Exercise description |
From the entries below, say how many lines carry the word "with", and give nothing but the number.

Stored records |
— Begin —
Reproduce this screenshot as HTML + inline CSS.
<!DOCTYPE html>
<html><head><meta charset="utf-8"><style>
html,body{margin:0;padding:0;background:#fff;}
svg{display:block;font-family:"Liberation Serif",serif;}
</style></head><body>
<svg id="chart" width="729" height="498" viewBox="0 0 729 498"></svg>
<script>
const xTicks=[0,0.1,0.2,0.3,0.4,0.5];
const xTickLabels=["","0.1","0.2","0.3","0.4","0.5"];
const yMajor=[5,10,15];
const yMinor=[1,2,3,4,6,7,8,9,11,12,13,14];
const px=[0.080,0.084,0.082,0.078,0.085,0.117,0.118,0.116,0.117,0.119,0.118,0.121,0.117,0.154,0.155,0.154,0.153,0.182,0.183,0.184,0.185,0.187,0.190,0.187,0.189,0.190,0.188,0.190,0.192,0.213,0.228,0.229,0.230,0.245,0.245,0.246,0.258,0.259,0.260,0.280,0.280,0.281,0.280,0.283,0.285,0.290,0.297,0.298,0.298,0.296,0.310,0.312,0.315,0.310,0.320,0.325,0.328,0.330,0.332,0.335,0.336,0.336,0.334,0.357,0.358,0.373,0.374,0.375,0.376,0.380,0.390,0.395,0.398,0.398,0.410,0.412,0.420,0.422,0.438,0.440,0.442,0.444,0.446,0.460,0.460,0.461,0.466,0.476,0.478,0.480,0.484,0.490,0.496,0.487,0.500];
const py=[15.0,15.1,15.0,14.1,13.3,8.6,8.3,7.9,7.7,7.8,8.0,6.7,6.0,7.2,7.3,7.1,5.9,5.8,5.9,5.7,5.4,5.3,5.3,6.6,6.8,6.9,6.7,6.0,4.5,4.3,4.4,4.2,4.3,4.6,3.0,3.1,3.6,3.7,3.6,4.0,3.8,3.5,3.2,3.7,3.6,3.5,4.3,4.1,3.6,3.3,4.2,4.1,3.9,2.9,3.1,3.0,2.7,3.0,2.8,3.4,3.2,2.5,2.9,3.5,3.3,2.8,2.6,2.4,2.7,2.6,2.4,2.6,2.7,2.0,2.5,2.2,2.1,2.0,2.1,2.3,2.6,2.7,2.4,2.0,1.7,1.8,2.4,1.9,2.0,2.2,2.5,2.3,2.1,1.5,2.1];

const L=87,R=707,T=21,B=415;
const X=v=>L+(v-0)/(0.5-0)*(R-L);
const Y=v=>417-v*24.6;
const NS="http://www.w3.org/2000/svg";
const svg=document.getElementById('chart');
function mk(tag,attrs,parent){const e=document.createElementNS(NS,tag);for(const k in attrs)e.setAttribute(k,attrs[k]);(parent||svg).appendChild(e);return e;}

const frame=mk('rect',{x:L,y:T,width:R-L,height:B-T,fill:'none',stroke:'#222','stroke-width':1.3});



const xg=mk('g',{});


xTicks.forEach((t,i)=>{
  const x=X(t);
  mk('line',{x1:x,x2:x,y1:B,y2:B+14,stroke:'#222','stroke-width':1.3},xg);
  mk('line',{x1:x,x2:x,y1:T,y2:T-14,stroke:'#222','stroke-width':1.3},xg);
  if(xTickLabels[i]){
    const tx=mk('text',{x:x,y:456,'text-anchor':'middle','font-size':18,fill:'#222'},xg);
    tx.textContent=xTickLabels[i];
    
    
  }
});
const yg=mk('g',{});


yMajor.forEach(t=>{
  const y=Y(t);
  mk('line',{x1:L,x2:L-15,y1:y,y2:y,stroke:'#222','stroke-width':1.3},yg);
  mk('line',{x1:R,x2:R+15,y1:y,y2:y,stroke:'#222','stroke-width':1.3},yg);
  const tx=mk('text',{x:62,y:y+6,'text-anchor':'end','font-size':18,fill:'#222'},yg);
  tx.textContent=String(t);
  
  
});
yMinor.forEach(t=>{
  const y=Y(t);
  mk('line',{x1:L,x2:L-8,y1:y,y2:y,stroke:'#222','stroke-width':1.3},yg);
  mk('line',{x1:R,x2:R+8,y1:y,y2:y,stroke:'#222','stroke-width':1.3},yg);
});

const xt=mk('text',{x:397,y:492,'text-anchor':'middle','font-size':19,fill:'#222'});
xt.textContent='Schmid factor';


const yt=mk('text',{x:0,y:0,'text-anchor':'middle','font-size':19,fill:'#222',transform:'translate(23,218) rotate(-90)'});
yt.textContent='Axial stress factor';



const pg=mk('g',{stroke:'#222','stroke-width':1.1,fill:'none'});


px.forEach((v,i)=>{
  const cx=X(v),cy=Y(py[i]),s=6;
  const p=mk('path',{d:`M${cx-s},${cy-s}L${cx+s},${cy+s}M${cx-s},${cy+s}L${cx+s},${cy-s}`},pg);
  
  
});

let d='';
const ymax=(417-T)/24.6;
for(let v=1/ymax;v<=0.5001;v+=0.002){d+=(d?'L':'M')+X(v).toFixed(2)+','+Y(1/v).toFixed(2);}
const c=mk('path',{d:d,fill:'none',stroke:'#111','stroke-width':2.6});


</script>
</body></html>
— End —
— Begin —
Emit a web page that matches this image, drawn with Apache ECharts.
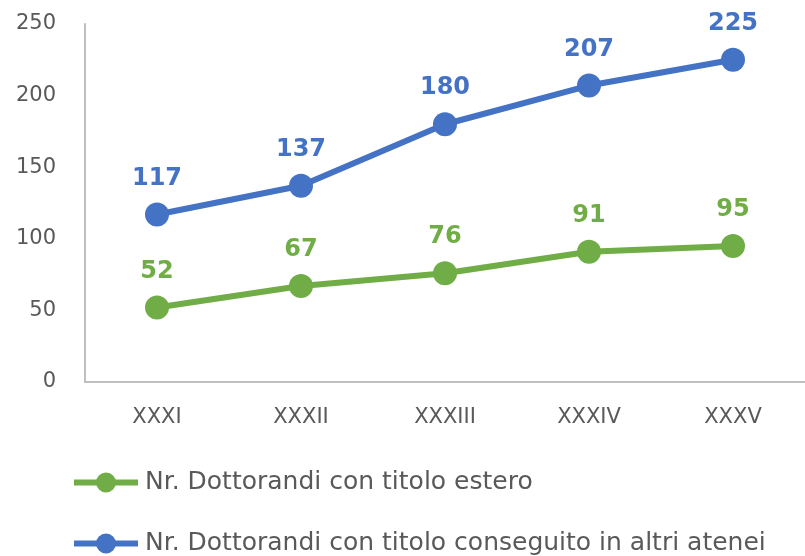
— End —
— Begin —
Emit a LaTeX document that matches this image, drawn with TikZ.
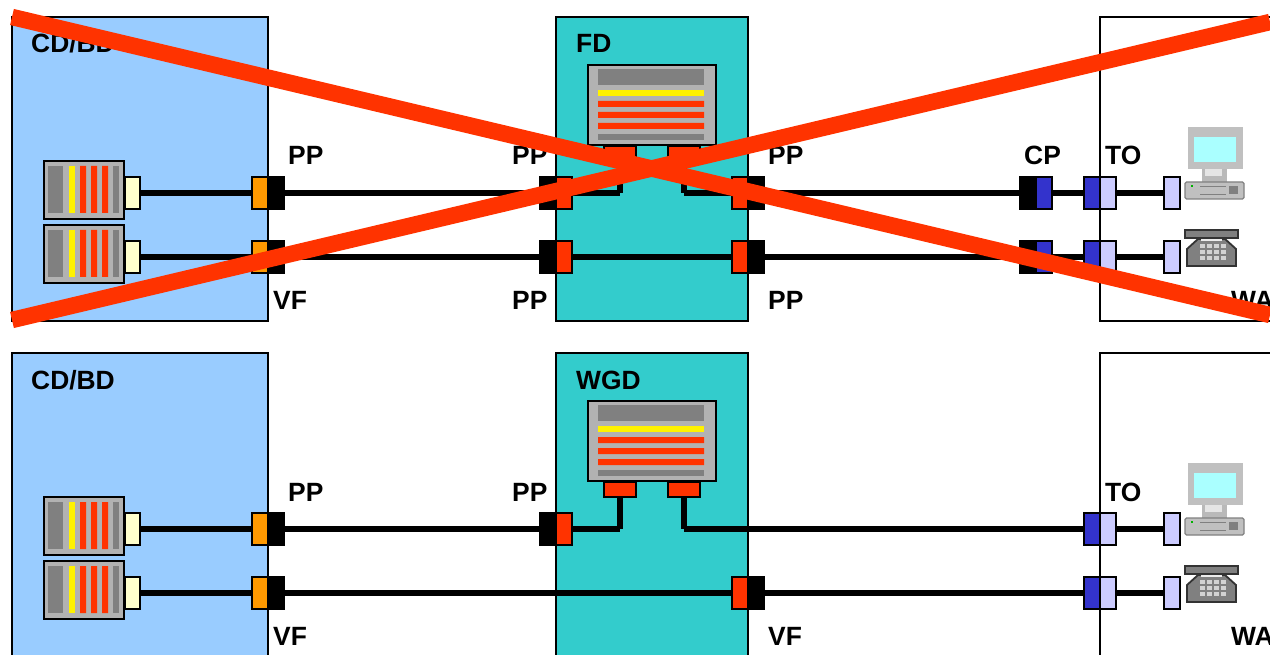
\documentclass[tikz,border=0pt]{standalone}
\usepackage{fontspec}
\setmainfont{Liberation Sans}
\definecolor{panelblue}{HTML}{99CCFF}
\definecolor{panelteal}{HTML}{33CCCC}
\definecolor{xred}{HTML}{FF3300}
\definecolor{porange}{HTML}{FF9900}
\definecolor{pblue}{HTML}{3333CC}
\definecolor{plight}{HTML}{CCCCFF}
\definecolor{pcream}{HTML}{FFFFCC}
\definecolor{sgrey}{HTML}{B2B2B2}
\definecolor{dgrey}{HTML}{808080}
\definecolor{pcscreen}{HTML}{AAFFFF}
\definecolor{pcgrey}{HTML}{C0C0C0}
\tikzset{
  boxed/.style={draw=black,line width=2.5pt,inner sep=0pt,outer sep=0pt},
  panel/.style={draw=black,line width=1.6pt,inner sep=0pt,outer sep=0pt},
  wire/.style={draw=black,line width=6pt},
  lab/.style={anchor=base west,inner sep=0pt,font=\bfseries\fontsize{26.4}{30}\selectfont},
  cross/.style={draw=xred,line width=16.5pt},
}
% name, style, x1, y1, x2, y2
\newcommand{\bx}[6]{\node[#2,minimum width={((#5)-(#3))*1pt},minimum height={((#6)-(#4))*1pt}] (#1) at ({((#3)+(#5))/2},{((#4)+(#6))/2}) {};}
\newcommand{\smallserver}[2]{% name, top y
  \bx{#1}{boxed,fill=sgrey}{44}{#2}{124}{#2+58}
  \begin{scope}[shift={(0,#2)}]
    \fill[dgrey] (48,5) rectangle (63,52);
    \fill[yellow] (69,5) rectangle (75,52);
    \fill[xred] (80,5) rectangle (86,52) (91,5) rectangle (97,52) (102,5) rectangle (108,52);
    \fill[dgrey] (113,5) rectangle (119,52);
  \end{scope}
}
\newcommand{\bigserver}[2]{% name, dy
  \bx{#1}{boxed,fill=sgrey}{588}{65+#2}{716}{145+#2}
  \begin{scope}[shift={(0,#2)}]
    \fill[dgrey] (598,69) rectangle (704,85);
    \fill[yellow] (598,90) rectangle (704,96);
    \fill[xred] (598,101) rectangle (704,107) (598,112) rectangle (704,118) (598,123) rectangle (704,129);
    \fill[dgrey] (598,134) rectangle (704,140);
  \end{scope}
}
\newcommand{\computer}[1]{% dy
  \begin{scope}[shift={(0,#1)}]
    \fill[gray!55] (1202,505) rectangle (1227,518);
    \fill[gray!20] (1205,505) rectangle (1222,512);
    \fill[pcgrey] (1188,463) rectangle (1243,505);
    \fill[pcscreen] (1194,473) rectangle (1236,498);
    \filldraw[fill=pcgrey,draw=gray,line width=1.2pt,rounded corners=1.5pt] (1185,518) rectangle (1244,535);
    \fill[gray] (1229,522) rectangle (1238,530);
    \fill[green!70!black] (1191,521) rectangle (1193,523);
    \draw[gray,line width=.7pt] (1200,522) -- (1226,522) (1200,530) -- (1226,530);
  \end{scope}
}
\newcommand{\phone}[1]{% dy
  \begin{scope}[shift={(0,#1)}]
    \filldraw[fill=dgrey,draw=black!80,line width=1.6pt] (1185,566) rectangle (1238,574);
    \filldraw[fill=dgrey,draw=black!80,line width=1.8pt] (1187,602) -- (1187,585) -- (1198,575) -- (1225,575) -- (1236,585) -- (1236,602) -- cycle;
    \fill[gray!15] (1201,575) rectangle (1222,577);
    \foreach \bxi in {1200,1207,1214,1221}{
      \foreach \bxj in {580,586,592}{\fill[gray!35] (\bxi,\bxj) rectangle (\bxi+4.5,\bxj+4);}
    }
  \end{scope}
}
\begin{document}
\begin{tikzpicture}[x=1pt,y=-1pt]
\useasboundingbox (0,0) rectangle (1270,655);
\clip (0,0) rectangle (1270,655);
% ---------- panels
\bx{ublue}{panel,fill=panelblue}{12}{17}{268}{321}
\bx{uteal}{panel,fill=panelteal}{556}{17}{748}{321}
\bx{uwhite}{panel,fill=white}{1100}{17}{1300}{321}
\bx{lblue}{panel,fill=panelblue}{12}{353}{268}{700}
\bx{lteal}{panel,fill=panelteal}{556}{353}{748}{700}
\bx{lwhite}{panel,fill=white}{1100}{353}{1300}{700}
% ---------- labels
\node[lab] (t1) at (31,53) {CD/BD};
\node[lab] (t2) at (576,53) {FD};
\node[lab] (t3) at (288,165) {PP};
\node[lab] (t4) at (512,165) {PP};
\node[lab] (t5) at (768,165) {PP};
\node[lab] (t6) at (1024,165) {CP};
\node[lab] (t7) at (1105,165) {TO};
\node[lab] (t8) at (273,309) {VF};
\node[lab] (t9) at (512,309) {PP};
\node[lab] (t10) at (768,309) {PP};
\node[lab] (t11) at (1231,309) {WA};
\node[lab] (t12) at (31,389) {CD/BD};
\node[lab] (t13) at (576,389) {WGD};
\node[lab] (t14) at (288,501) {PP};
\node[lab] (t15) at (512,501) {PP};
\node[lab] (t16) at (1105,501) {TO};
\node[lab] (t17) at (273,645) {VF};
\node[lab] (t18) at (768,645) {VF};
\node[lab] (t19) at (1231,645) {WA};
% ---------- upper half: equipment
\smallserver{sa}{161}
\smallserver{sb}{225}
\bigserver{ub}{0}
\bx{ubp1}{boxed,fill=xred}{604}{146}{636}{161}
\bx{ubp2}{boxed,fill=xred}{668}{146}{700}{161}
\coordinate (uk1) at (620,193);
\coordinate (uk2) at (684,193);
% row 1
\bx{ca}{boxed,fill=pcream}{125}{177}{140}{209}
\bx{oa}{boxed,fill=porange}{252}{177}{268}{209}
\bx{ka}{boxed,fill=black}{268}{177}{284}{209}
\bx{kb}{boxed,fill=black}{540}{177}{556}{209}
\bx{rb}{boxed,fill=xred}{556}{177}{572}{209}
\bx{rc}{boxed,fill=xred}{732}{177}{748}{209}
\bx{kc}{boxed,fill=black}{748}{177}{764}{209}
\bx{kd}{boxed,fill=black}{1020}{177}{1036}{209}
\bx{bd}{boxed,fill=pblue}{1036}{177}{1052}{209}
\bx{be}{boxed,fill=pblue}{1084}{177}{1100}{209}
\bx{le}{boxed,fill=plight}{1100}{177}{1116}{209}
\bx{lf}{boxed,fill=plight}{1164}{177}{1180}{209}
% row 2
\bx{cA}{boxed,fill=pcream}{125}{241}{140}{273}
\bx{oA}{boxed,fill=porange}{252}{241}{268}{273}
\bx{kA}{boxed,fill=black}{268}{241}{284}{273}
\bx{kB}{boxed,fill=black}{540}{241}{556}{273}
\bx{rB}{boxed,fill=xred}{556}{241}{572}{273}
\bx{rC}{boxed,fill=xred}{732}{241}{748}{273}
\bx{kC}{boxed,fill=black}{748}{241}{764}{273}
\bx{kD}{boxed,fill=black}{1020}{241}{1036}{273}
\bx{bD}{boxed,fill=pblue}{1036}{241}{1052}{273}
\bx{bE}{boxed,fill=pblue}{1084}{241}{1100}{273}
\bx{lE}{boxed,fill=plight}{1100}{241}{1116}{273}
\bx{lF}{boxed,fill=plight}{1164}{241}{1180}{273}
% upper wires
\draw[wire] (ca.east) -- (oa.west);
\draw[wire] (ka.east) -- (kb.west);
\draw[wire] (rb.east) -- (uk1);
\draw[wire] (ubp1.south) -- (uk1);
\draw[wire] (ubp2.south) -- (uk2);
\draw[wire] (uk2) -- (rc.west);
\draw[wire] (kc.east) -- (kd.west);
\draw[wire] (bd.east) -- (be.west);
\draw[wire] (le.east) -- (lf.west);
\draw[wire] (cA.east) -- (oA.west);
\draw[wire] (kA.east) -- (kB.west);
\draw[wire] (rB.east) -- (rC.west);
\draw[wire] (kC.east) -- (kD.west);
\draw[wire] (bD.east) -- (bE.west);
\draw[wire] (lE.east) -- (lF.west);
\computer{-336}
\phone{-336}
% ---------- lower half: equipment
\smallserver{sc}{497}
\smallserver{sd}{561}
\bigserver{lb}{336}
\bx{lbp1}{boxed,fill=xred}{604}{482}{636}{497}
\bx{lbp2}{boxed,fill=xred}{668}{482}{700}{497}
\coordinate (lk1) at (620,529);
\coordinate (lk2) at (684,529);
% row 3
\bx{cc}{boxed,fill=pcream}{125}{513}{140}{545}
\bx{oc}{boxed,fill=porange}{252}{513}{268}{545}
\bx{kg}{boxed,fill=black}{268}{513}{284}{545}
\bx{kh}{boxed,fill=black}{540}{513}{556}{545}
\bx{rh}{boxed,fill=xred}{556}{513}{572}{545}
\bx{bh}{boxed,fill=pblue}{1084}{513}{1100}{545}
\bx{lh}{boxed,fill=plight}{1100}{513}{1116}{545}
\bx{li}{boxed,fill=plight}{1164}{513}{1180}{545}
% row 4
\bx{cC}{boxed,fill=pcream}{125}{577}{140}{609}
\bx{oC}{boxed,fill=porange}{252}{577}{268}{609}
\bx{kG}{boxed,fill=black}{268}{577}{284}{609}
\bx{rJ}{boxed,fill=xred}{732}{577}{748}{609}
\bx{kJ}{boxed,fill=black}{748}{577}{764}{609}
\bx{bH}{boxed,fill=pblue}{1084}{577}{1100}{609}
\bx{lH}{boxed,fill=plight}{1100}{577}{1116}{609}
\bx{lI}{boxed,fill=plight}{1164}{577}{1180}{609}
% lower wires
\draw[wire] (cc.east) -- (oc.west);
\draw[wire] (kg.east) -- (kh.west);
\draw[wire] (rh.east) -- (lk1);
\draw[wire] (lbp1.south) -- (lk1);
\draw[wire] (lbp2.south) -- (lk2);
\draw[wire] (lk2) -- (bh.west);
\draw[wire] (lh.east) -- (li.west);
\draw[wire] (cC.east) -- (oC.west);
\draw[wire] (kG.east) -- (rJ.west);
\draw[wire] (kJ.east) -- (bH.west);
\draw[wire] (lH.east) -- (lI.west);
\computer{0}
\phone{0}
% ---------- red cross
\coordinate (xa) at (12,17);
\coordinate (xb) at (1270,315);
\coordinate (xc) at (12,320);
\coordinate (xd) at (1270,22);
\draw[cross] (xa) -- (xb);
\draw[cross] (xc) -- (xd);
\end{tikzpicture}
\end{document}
— End —
Finished exercise |
2